- [REQUIRED WORK]
Count how many lines of the data below contain the string "this"; the reply should be that number alone.

— start of DATA TO PROCESS —

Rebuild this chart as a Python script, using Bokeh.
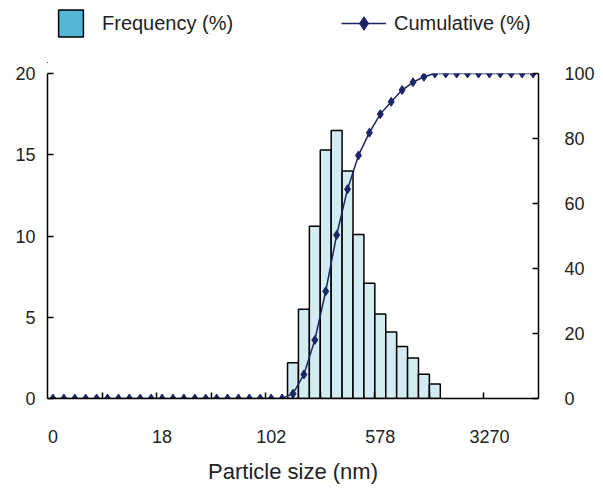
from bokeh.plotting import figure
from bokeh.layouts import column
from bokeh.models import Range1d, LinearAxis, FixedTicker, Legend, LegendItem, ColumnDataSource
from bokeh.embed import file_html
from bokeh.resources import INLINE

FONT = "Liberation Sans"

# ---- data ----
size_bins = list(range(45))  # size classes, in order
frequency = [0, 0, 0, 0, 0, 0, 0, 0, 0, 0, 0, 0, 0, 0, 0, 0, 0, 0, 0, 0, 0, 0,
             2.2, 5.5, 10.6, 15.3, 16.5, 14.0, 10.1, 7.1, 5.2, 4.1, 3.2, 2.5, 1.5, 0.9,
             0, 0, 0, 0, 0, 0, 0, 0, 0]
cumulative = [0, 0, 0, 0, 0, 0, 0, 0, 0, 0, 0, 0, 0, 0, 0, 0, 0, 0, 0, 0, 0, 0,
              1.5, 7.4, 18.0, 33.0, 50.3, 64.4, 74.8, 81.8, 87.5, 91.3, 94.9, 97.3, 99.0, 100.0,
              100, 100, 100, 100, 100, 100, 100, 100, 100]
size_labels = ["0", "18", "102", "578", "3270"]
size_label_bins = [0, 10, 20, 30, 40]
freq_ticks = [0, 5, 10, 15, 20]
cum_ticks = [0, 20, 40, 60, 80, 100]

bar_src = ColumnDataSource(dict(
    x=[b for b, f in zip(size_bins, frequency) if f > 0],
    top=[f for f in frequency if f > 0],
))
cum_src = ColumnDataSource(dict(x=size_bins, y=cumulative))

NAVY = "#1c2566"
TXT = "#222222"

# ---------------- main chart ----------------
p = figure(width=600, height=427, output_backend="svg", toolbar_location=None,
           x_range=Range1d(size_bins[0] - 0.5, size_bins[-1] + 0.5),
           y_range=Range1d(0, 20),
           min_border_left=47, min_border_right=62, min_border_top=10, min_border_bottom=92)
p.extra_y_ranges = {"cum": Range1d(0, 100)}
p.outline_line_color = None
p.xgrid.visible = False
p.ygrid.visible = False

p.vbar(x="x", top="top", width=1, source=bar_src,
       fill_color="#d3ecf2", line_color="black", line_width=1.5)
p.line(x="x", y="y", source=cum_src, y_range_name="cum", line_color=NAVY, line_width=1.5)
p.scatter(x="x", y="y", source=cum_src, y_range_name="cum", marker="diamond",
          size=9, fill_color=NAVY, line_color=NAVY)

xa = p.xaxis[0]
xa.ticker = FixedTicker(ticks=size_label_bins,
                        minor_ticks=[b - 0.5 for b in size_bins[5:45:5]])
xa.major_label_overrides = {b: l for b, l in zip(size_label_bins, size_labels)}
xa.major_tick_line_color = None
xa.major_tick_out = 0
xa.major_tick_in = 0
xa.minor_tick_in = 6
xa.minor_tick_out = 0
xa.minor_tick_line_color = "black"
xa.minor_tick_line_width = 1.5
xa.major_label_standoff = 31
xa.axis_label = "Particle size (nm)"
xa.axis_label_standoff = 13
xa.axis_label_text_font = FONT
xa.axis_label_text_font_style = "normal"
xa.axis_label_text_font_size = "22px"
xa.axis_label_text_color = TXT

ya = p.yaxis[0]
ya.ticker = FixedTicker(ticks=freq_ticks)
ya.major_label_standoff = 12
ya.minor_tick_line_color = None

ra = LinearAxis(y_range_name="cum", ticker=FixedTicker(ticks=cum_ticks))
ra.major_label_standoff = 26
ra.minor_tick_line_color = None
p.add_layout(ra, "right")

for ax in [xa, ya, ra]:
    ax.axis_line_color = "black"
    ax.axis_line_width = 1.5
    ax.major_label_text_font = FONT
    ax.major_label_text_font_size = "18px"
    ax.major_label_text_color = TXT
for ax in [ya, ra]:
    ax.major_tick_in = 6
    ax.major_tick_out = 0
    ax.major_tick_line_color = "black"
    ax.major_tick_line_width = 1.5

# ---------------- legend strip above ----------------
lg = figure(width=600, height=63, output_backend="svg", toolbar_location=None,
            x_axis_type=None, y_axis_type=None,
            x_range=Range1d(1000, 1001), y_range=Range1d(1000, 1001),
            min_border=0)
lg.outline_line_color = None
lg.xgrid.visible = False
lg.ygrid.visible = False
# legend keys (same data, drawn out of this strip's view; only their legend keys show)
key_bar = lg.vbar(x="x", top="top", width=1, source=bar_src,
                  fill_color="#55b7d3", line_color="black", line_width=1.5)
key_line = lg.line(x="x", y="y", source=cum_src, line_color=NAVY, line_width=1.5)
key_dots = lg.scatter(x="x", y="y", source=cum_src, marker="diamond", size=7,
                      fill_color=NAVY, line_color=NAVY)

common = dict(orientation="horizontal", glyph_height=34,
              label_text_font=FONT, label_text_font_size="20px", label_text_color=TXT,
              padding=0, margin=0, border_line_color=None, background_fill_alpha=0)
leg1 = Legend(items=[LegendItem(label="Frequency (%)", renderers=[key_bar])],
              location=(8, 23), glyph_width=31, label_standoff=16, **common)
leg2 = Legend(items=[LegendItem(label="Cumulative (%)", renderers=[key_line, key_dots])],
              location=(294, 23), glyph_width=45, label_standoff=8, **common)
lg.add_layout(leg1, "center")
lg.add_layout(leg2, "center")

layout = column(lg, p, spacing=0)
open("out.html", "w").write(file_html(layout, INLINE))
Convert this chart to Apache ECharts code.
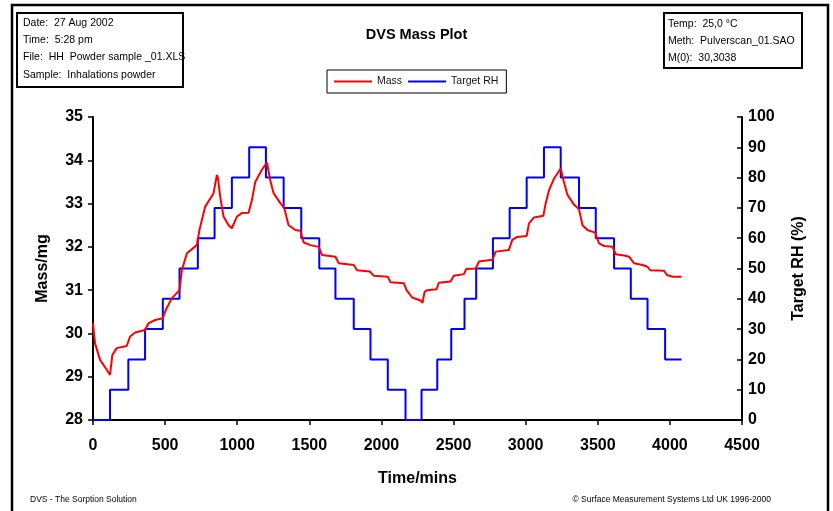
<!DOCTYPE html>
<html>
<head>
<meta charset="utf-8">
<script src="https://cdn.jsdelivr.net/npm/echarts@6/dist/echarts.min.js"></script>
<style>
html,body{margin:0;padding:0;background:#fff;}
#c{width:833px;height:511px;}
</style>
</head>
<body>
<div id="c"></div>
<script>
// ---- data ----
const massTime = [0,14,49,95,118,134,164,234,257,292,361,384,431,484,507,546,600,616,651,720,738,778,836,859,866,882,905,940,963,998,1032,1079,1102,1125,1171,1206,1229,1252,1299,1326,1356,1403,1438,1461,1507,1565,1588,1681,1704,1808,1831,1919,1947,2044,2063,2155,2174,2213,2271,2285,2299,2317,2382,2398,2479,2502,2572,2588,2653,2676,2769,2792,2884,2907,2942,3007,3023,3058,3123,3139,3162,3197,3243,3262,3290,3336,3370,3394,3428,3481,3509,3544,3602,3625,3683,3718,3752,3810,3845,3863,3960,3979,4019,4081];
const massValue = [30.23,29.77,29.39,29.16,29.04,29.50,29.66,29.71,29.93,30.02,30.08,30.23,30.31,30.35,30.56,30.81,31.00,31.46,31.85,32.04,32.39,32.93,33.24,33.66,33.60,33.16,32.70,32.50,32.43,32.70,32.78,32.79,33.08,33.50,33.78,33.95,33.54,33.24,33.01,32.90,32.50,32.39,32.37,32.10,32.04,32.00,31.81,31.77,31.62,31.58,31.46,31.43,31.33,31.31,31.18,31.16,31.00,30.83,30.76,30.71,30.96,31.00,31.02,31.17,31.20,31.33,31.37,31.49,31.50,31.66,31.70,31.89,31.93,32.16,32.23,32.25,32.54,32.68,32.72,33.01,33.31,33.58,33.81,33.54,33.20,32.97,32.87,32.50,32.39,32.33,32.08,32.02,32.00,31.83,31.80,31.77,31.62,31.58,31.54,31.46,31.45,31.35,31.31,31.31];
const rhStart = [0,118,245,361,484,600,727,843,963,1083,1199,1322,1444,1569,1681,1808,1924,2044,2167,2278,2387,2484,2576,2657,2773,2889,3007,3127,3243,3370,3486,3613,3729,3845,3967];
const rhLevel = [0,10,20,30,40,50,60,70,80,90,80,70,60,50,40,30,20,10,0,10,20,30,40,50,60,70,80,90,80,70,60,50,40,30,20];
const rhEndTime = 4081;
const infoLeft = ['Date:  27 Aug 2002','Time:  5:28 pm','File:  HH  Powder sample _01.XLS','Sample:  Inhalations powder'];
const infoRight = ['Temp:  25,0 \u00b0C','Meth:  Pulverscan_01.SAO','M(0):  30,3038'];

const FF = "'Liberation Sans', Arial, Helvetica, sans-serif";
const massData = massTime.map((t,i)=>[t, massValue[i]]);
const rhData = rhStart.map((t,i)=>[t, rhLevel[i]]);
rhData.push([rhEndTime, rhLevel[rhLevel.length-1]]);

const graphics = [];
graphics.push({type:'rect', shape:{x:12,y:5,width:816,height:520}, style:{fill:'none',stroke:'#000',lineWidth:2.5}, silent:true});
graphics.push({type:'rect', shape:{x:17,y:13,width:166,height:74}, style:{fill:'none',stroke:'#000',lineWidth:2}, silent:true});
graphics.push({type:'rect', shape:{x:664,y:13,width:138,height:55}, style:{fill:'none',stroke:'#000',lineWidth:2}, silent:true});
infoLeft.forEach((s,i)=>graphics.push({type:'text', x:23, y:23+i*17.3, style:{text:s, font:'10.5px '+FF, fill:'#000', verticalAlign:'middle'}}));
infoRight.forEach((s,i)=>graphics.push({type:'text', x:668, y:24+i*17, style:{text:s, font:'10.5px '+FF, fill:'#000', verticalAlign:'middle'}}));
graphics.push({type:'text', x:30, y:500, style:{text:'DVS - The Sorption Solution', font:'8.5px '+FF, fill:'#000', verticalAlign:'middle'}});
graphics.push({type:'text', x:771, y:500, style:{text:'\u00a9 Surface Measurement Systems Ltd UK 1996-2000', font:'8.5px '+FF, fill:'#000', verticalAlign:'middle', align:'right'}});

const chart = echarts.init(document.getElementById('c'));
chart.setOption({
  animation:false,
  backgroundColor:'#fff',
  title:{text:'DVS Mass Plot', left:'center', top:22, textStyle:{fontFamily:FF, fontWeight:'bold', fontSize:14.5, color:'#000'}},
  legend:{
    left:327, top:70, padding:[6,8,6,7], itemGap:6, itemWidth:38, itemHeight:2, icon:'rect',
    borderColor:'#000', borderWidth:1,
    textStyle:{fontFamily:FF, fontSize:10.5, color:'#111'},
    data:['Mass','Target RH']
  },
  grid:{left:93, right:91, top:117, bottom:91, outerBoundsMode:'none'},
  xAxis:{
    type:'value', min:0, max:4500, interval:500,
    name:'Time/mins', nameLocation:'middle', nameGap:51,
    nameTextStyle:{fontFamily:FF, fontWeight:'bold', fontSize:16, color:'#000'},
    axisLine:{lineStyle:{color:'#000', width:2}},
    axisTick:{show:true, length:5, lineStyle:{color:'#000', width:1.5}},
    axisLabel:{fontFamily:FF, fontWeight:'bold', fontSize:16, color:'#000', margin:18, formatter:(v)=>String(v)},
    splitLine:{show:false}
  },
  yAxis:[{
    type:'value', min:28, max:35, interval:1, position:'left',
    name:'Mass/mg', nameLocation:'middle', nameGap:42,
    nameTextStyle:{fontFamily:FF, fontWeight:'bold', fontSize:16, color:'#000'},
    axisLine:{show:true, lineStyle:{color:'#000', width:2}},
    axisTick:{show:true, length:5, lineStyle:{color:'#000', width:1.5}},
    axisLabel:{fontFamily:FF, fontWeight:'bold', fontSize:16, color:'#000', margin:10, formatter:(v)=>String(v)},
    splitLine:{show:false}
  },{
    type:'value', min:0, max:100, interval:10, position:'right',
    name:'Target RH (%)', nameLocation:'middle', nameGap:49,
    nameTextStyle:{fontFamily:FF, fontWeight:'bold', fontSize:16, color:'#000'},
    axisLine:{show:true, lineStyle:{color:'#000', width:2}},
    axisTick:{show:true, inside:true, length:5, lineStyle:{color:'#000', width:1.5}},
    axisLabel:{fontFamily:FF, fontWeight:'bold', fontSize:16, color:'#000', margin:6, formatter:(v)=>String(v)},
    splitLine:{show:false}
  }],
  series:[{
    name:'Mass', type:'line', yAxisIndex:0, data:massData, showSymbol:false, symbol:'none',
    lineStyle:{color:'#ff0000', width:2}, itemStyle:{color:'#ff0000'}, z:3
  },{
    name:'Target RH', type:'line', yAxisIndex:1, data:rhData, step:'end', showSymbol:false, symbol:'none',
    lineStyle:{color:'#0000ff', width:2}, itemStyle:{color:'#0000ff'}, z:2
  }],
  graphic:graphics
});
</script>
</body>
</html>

— end of DATA TO PROCESS —

- [RESULT]
3